Your first link is to the American Psychological Association, and only a 9very) brief abstract. I searched and did not find the paper anywhere that wasn't paywalled. So this doesn't really say anything. It said "evidence of impairment" at ridiculously low concentrations of 0.015% (15 mg/dl), but doesn't say anything about at what point they consider "significant", or how how impairment was measured. What was the methodology? Without that information this is meaningless. It says exactly nothing about the subject under discussion.
Your second link is just a straw-man. Quote:
[Of the five] States adopting 0.08% laws experienced 16% and 18% relative postlaw declines in the proportions of fatal crashes involving fatally injured drivers whose blood alcohol levels were 0.08% or higher and 0.15% or higher. CONCLUSIONS: It all states adopted 0.08% legal blood alcohol limits, at least 500 to 600 fewer fatal crashes would occur annually.
This says nothing about the effects of alcohol. I has to do with the effects of the law, and the behavior of people in states which passed those laws. While it might be reasonable to think there is some relationship between the two, that's not what the study shows.

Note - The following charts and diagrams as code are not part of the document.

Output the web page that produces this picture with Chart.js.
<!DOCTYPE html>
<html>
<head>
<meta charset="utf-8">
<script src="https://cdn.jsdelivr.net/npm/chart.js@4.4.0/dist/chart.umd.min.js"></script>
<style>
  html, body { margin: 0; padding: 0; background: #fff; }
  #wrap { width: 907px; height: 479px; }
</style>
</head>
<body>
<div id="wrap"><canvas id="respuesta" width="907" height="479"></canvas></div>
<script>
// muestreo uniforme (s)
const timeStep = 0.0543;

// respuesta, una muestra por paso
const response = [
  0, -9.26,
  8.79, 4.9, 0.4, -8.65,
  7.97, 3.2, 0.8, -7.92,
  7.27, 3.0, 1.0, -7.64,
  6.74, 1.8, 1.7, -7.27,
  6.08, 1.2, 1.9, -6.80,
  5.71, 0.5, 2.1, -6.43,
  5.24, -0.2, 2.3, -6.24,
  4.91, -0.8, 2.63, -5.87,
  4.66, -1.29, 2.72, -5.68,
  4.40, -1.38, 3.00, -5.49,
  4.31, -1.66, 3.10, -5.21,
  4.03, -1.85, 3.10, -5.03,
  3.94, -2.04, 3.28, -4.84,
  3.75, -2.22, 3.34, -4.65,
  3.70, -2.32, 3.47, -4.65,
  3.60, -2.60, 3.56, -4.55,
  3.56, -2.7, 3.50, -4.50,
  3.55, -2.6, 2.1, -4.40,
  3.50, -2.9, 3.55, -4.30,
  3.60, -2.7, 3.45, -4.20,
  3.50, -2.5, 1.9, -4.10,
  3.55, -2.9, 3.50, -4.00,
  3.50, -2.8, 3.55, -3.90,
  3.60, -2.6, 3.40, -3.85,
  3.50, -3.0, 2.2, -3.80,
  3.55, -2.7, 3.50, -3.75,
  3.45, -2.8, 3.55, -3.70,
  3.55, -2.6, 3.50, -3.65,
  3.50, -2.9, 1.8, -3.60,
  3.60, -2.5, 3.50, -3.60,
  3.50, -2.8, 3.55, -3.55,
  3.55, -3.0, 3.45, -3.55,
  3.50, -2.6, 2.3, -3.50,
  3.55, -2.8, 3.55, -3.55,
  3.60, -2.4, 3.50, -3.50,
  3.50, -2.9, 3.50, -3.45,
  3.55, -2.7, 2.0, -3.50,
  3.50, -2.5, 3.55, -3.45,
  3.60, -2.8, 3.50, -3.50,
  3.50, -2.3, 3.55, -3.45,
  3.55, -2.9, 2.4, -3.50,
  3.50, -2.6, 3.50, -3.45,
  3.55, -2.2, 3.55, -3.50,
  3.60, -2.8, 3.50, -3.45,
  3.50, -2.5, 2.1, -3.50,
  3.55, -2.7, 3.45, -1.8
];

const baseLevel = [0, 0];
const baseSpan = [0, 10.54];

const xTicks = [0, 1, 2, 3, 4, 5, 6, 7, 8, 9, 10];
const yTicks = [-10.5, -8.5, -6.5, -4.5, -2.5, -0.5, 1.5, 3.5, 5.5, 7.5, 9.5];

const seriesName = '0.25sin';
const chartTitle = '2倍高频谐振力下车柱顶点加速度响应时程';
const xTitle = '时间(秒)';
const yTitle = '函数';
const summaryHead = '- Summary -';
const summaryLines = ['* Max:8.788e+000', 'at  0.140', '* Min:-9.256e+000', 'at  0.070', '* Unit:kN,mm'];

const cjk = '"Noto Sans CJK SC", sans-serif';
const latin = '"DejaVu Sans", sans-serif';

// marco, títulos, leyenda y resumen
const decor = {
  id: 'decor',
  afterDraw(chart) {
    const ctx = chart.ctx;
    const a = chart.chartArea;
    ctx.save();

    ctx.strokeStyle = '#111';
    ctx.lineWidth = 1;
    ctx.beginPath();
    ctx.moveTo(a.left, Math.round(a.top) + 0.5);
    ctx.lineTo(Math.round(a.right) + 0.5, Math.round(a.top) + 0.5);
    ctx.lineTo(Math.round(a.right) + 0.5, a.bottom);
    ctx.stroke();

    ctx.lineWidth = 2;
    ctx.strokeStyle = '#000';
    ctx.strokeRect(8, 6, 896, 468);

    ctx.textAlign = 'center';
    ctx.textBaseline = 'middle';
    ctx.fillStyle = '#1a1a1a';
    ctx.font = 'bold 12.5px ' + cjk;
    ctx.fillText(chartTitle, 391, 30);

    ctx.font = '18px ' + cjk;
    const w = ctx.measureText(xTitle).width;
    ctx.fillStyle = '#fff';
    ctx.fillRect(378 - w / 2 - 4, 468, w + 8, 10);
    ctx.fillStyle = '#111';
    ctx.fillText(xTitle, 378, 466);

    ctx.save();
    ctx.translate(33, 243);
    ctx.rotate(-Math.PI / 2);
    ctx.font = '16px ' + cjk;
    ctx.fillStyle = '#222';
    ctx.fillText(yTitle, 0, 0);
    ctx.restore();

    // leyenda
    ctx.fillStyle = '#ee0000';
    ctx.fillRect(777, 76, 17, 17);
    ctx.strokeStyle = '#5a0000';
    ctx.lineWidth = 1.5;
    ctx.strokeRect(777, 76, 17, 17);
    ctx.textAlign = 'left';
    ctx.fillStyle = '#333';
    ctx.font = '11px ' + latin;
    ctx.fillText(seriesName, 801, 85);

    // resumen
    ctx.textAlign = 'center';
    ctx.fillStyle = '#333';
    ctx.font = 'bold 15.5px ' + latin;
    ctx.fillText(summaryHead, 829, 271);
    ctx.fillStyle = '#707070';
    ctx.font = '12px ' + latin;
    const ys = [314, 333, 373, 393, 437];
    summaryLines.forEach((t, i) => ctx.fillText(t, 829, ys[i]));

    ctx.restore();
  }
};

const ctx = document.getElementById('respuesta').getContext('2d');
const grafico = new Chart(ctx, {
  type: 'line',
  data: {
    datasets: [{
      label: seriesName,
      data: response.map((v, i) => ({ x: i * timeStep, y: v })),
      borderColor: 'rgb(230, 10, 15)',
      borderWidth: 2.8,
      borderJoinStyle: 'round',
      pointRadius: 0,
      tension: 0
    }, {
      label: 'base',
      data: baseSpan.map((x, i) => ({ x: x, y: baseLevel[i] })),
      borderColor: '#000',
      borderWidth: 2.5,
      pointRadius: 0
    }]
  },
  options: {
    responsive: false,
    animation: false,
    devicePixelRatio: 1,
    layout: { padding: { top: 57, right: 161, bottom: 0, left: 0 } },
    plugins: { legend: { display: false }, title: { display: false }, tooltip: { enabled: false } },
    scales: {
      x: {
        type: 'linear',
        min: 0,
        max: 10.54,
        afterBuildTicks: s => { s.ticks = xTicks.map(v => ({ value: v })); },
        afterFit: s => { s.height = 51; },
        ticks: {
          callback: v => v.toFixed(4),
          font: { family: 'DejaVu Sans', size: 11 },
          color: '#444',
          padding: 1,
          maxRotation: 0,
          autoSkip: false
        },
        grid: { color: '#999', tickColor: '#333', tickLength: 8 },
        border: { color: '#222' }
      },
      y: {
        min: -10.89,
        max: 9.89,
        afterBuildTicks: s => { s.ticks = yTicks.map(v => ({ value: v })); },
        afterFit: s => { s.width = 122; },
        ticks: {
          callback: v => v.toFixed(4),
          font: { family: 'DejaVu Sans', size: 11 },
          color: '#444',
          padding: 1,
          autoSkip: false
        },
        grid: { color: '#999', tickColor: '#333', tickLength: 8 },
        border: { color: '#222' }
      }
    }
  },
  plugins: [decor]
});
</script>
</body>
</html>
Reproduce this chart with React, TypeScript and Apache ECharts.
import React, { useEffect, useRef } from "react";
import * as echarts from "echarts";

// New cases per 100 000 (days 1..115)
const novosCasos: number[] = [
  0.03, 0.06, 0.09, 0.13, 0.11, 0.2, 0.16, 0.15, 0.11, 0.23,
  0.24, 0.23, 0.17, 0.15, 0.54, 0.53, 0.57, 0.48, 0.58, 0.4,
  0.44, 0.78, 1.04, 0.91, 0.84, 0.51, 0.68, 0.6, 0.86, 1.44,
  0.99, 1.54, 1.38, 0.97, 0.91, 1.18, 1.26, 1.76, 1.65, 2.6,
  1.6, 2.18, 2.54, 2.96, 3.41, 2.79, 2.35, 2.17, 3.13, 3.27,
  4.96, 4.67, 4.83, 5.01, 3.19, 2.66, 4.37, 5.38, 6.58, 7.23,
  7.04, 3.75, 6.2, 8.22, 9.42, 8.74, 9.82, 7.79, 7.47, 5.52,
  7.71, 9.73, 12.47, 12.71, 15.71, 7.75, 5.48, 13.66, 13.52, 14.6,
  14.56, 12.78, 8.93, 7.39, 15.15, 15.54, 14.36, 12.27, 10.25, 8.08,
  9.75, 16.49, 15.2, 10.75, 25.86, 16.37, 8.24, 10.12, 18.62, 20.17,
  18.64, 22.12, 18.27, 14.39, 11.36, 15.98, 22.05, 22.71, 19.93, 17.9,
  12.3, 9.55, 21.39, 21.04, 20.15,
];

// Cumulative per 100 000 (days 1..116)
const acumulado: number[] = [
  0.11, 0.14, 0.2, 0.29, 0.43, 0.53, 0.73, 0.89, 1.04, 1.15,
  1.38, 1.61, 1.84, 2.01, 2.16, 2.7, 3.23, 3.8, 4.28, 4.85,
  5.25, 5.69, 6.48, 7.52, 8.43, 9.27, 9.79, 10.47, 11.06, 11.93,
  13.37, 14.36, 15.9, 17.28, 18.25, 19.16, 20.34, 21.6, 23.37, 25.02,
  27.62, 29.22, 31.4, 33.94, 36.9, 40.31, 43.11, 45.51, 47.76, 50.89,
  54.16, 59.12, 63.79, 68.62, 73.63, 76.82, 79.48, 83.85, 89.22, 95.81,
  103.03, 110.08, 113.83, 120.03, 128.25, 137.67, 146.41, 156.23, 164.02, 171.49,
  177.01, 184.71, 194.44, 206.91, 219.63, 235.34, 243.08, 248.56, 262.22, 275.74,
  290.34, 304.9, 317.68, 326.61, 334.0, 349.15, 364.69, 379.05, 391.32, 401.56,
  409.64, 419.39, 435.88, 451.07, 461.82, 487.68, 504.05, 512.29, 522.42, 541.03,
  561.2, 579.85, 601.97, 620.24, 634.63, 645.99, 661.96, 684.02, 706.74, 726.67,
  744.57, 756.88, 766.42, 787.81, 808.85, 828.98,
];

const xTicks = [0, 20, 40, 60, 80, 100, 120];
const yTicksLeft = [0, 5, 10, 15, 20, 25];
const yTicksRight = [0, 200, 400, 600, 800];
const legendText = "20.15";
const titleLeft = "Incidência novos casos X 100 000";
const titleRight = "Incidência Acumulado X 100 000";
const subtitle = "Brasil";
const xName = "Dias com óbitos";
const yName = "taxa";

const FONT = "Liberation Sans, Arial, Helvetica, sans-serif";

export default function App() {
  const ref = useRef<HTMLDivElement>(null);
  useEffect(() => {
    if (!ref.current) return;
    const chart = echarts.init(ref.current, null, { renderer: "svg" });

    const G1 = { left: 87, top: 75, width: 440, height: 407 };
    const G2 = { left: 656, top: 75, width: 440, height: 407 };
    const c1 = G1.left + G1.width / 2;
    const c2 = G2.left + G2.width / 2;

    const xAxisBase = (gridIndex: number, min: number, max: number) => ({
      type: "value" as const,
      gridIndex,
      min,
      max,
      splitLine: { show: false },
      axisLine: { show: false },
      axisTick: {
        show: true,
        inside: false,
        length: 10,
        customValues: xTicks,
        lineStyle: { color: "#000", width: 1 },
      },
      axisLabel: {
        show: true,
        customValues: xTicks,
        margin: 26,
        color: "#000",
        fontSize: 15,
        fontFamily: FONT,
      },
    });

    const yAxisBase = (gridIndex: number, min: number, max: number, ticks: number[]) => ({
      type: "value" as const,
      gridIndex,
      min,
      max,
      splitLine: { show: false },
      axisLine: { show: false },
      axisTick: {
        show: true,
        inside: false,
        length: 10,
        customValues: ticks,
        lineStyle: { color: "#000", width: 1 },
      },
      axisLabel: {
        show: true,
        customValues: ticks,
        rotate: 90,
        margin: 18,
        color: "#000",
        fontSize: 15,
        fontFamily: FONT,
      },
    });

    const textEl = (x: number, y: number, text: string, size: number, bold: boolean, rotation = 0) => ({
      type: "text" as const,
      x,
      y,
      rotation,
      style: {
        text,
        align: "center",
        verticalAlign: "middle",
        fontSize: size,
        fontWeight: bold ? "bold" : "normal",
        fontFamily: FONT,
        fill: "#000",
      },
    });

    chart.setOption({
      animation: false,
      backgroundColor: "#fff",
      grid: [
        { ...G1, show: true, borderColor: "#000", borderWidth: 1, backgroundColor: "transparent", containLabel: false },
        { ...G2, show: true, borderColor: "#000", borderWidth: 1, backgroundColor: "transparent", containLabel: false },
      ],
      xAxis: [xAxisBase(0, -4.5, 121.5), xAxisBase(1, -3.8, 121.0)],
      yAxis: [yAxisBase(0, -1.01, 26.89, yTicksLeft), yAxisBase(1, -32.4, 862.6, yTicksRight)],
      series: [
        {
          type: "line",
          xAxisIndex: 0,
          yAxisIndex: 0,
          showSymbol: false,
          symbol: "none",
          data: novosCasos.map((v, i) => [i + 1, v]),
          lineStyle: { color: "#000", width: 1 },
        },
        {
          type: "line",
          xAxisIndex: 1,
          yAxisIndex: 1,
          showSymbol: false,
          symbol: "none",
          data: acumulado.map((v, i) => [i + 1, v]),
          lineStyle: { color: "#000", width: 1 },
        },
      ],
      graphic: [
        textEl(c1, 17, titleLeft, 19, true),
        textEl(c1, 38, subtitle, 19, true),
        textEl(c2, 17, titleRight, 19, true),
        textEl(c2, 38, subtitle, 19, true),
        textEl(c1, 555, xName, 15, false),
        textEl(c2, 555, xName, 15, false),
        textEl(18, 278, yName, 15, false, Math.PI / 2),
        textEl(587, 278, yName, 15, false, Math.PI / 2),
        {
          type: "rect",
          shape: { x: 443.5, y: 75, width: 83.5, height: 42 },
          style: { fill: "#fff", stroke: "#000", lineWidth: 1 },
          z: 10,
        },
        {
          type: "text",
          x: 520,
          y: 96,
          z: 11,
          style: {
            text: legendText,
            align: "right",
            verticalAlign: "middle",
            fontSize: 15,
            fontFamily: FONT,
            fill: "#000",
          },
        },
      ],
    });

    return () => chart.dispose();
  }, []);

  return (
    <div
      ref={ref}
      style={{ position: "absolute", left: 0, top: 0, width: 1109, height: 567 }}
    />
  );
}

Further, the numbers given are of drivers who killed themselves, not of drivers who were endangering others. The whole point of the law was supposed to be about endangering others. I have zero respect for laws that try to protect me from myself.
Your third link:
There is no evidence of a threshold blood alcohol (BAC) below which impairment does not occur
Another straw-man. I don't dispute this, but it's irrelevant. The whole subject here was the point at which impairment is significant enough to endanger others. That is supposed to be the point of the law.
All of these are rather vague conclusions which skirt the real issue (which does not surprise me in the least... it is rather typical of "studies" that attempt to support a forgone conclusion).
My main point though is: even if these studies validly contradicted the ones I mentioned (they don't), that doesn't mean the ones I mentioned don't exist. Contradictory studies happen all the time. It doesn't prove me wrong, it just implies that there is controversy.